* What this task involves: Write out the material exactly, without any of its pictures.

___ Recorded information

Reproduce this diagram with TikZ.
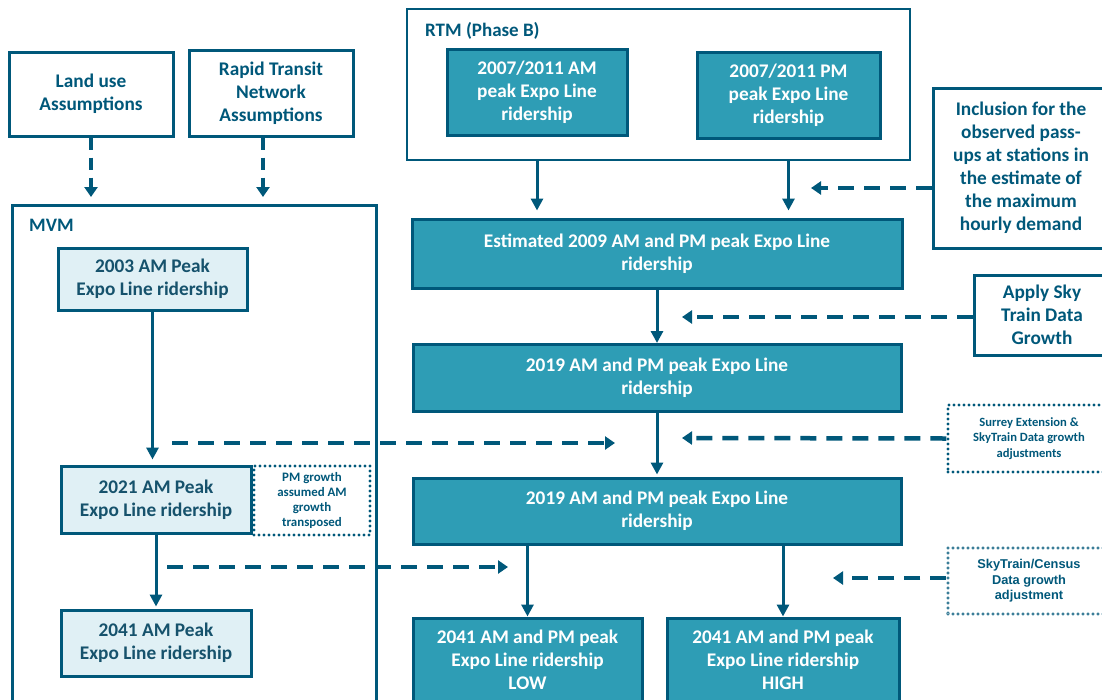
\documentclass[tikz,border=0pt]{standalone}
\usepackage{fontspec}
\setmainfont{Carlito}
\newfontfamily\arialish{Liberation Sans}
\usetikzlibrary{arrows.meta}
\definecolor{edgeblue}{RGB}{0,88,122}
\definecolor{tealfill}{RGB}{46,157,181}
\definecolor{palefill}{RGB}{224,240,245}
\definecolor{inkblue}{RGB}{22,82,108}

\begin{document}
\begin{tikzpicture}[x=1pt, y=-1pt,
  box/.style={rectangle, draw=edgeblue, line width=3pt, inner sep=0pt, align=center, font=\bfseries\fontsize{19.3}{23}\selectfont},
  mainbox/.style={box, fill=tealfill, text=white},
  palebox/.style={box, fill=palefill, text=inkblue},
  plainbox/.style={box, fill=white, text=edgeblue},
  groupbox/.style={rectangle, draw=edgeblue, line width=2.5pt, inner sep=0pt},
  grouplabel/.style={anchor=west, inner sep=0pt, text=edgeblue, font=\bfseries\fontsize{19}{22}\selectfont},
  notebox/.style={rectangle, draw=edgeblue, line width=3.2pt, dash pattern=on 0pt off 5pt, line cap=round, inner sep=0pt, align=center, text=edgeblue},
  hollow/.style={postaction={draw=white, line width=1.3pt, dash pattern=on 0pt off 5pt, line cap=round}},
  flow/.style={draw=edgeblue, line width=3pt, -{Triangle[length=12pt,width=12pt]}},
  feed/.style={draw=edgeblue, line width=4.5pt, dash pattern=on 16pt off 10pt, -{Triangle[length=10pt,width=13pt]}}]
  \fill[white] (0,0) rectangle (1102,699);
  \useasboundingbox (0,0) rectangle (1102,699);
  \node[plainbox, minimum width=164pt, minimum height=84pt] (0) at (91,94) {Land use\\Assumptions};
  \node[plainbox, minimum width=164pt, minimum height=86pt] (1) at (271,93) {Rapid Transit\\Network\\Assumptions};
  \node[groupbox, minimum width=364pt, minimum height=530pt, anchor=north west] (2) at (11,204) {};
  \node[grouplabel] (3) at (29,225) {MVM};
  \node[palebox, minimum width=189pt, minimum height=62pt] (4) at (152.5,279) {2003 AM Peak\\Expo Line ridership};
  \node[palebox, minimum width=190pt, minimum height=67pt] (5) at (156,499.5) {2021 AM Peak\\Expo Line ridership};
  \node[notebox, minimum width=116pt, minimum height=69pt, font=\bfseries\fontsize{12.9}{15.3}\selectfont] (6) at (312,500.5) {PM growth\\assumed AM\\growth\\transposed};
  \node[palebox, minimum width=190pt, minimum height=66pt] (7) at (156,643) {2041 AM Peak\\Expo Line ridership};
  \node[groupbox, minimum width=503pt, minimum height=151pt] (8) at (658.5,84.5) {};
  \node[grouplabel] (9) at (425,31) {RTM (Phase B)};
  \node[mainbox, minimum width=180pt, minimum height=86pt] (10) at (537,92) {2007/2011 AM\\peak Expo Line\\ridership};
  \node[mainbox, minimum width=183pt, minimum height=86pt] (11) at (788.5,95) {2007/2011 PM\\peak Expo Line\\ridership};
  \node[plainbox, minimum width=176pt, minimum height=160pt] (12) at (1021,168) {Inclusion for the\\observed pass-\\ups at stations in\\the estimate of\\the maximum\\hourly demand};
  \node[mainbox, minimum width=490pt, minimum height=69pt] (13) at (657,253.5) {Estimated 2009 AM and PM peak Expo Line\\ridership};
  \node[plainbox, minimum width=136pt, minimum height=80pt] (14) at (1042,315) {Apply Sky\\Train Data\\Growth};
  \node[mainbox, minimum width=488pt, minimum height=67pt] (15) at (657,378) {2019 AM and PM peak Expo Line\\ridership};
  \node[notebox, minimum width=162pt, minimum height=67pt, font=\bfseries\fontsize{12.6}{15.5}\selectfont] (16) at (1029,438.5) {Surrey Extension \&\\SkyTrain Data growth\\adjustments};
  \node[mainbox, minimum width=488pt, minimum height=66pt] (17) at (657,511) {2019 AM and PM peak Expo Line\\ridership};
  \node[notebox, hollow, minimum width=162pt, minimum height=66pt, font=\arialish\bfseries\fontsize{12.8}{15.5}\selectfont] (18) at (1029,581) {SkyTrain/Census\\Data growth\\adjustment};
  \node[mainbox, minimum width=229pt, minimum height=84pt] (19) at (527.5,660) {2041 AM and PM peak\\Expo Line ridership\\LOW};
  \node[mainbox, minimum width=232pt, minimum height=84pt] (20) at (783,660) {2041 AM and PM peak\\Expo Line ridership\\HIGH};
  \coordinate (a) at (657,0);
  \coordinate (b) at (811,188);
  \coordinate (c) at (682,317);
  \coordinate (d) at (682,438);
  \coordinate (e) at (833,578);
  \coordinate (f) at (172,443);
  \coordinate (g) at (615,443);
  \coordinate (h) at (167,567);
  \coordinate (i) at (508,567);
  \draw[feed, dash pattern=on 12pt off 8pt, shorten >=7pt] (0.south) -- (0.south |- 2.north);
  \draw[feed, dash pattern=on 12pt off 8pt, shorten >=7pt] ([xshift=-8pt]1.south) -- ([xshift=-8pt]1.south |- 2.north);
  \draw[flow, shorten >=5pt] (4.south) -- (4.south |- 5.north);
  \draw[flow, shorten >=2pt] (5.south) -- (7.north);
  \draw[flow, shorten >=7pt] (10 |- 8.south) -- (10 |- 13.north);
  \draw[flow, shorten >=7pt] (11 |- 8.south) -- (11 |- 13.north);
  \draw[flow] (13.south) -- (15.north);
  \draw[flow, shorten >=2pt] (15.south) -- (17.north);
  \draw[flow] (19 |- 17.south) -- (19.north);
  \draw[flow] (20 |- 17.south) -- (20.north);
  \draw[feed] (12.west |- b) -- (b);
  \draw[feed] (14.west |- c) -- (c);
  \draw[feed] (16.west) -- (d);
  \draw[feed] (18.west |- e) -- (e);
  \draw[feed] (f) -- (g);
  \draw[feed] (h) -- (i);
\end{tikzpicture}
\end{document}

______

* Answer to this problem:
Reproduce this diagram with TikZ.
\documentclass[tikz,border=0pt]{standalone}
\usepackage{fontspec}
\setmainfont{Carlito}
\newfontfamily\arialish{Liberation Sans}
\usetikzlibrary{arrows.meta}
\definecolor{edgeblue}{RGB}{0,88,122}
\definecolor{tealfill}{RGB}{46,157,181}
\definecolor{palefill}{RGB}{224,240,245}
\definecolor{inkblue}{RGB}{22,82,108}

\begin{document}
\begin{tikzpicture}[x=1pt, y=-1pt,
  box/.style={rectangle, draw=edgeblue, line width=3pt, inner sep=0pt, align=center, font=\bfseries\fontsize{19.3}{23}\selectfont},
  mainbox/.style={box, fill=tealfill, text=white},
  palebox/.style={box, fill=palefill, text=inkblue},
  plainbox/.style={box, fill=white, text=edgeblue},
  groupbox/.style={rectangle, draw=edgeblue, line width=2.5pt, inner sep=0pt},
  grouplabel/.style={anchor=west, inner sep=0pt, text=edgeblue, font=\bfseries\fontsize{19}{22}\selectfont},
  notebox/.style={rectangle, draw=edgeblue, line width=3.2pt, dash pattern=on 0pt off 5pt, line cap=round, inner sep=0pt, align=center, text=edgeblue},
  hollow/.style={postaction={draw=white, line width=1.3pt, dash pattern=on 0pt off 5pt, line cap=round}},
  flow/.style={draw=edgeblue, line width=3pt, -{Triangle[length=12pt,width=12pt]}},
  feed/.style={draw=edgeblue, line width=4.5pt, dash pattern=on 16pt off 10pt, -{Triangle[length=10pt,width=13pt]}}]
  \fill[white] (0,0) rectangle (1102,699);
  \useasboundingbox (0,0) rectangle (1102,699);
  \node[plainbox, minimum width=164pt, minimum height=84pt] (0) at (91,94) {Land use\\Assumptions};
  \node[plainbox, minimum width=164pt, minimum height=86pt] (1) at (271,93) {Rapid Transit\\Network\\Assumptions};
  \node[groupbox, minimum width=364pt, minimum height=530pt, anchor=north west] (2) at (11,204) {};
  \node[grouplabel] (3) at (29,225) {MVM};
  \node[palebox, minimum width=189pt, minimum height=62pt] (4) at (152.5,279) {2003 AM Peak\\Expo Line ridership};
  \node[palebox, minimum width=190pt, minimum height=67pt] (5) at (156,499.5) {2021 AM Peak\\Expo Line ridership};
  \node[notebox, minimum width=116pt, minimum height=69pt, font=\bfseries\fontsize{12.9}{15.3}\selectfont] (6) at (312,500.5) {PM growth\\assumed AM\\growth\\transposed};
  \node[palebox, minimum width=190pt, minimum height=66pt] (7) at (156,643) {2041 AM Peak\\Expo Line ridership};
  \node[groupbox, minimum width=503pt, minimum height=151pt] (8) at (658.5,84.5) {};
  \node[grouplabel] (9) at (425,31) {RTM (Phase B)};
  \node[mainbox, minimum width=180pt, minimum height=86pt] (10) at (537,92) {2007/2011 AM\\peak Expo Line\\ridership};
  \node[mainbox, minimum width=183pt, minimum height=86pt] (11) at (788.5,95) {2007/2011 PM\\peak Expo Line\\ridership};
  \node[plainbox, minimum width=176pt, minimum height=160pt] (12) at (1021,168) {Inclusion for the\\observed pass-\\ups at stations in\\the estimate of\\the maximum\\hourly demand};
  \node[mainbox, minimum width=490pt, minimum height=69pt] (13) at (657,253.5) {Estimated 2009 AM and PM peak Expo Line\\ridership};
  \node[plainbox, minimum width=136pt, minimum height=80pt] (14) at (1042,315) {Apply Sky\\Train Data\\Growth};
  \node[mainbox, minimum width=488pt, minimum height=67pt] (15) at (657,378) {2019 AM and PM peak Expo Line\\ridership};
  \node[notebox, minimum width=162pt, minimum height=67pt, font=\bfseries\fontsize{12.6}{15.5}\selectfont] (16) at (1029,438.5) {Surrey Extension \&\\SkyTrain Data growth\\adjustments};
  \node[mainbox, minimum width=488pt, minimum height=66pt] (17) at (657,511) {2019 AM and PM peak Expo Line\\ridership};
  \node[notebox, hollow, minimum width=162pt, minimum height=66pt, font=\arialish\bfseries\fontsize{12.8}{15.5}\selectfont] (18) at (1029,581) {SkyTrain/Census\\Data growth\\adjustment};
  \node[mainbox, minimum width=229pt, minimum height=84pt] (19) at (527.5,660) {2041 AM and PM peak\\Expo Line ridership\\LOW};
  \node[mainbox, minimum width=232pt, minimum height=84pt] (20) at (783,660) {2041 AM and PM peak\\Expo Line ridership\\HIGH};
  \coordinate (a) at (657,0);
  \coordinate (b) at (811,188);
  \coordinate (c) at (682,317);
  \coordinate (d) at (682,438);
  \coordinate (e) at (833,578);
  \coordinate (f) at (172,443);
  \coordinate (g) at (615,443);
  \coordinate (h) at (167,567);
  \coordinate (i) at (508,567);
  \draw[feed, dash pattern=on 12pt off 8pt, shorten >=7pt] (0.south) -- (0.south |- 2.north);
  \draw[feed, dash pattern=on 12pt off 8pt, shorten >=7pt] ([xshift=-8pt]1.south) -- ([xshift=-8pt]1.south |- 2.north);
  \draw[flow, shorten >=5pt] (4.south) -- (4.south |- 5.north);
  \draw[flow, shorten >=2pt] (5.south) -- (7.north);
  \draw[flow, shorten >=7pt] (10 |- 8.south) -- (10 |- 13.north);
  \draw[flow, shorten >=7pt] (11 |- 8.south) -- (11 |- 13.north);
  \draw[flow] (13.south) -- (15.north);
  \draw[flow, shorten >=2pt] (15.south) -- (17.north);
  \draw[flow] (19 |- 17.south) -- (19.north);
  \draw[flow] (20 |- 17.south) -- (20.north);
  \draw[feed] (12.west |- b) -- (b);
  \draw[feed] (14.west |- c) -- (c);
  \draw[feed] (16.west) -- (d);
  \draw[feed] (18.west |- e) -- (e);
  \draw[feed] (f) -- (g);
  \draw[feed] (h) -- (i);
\end{tikzpicture}
\end{document}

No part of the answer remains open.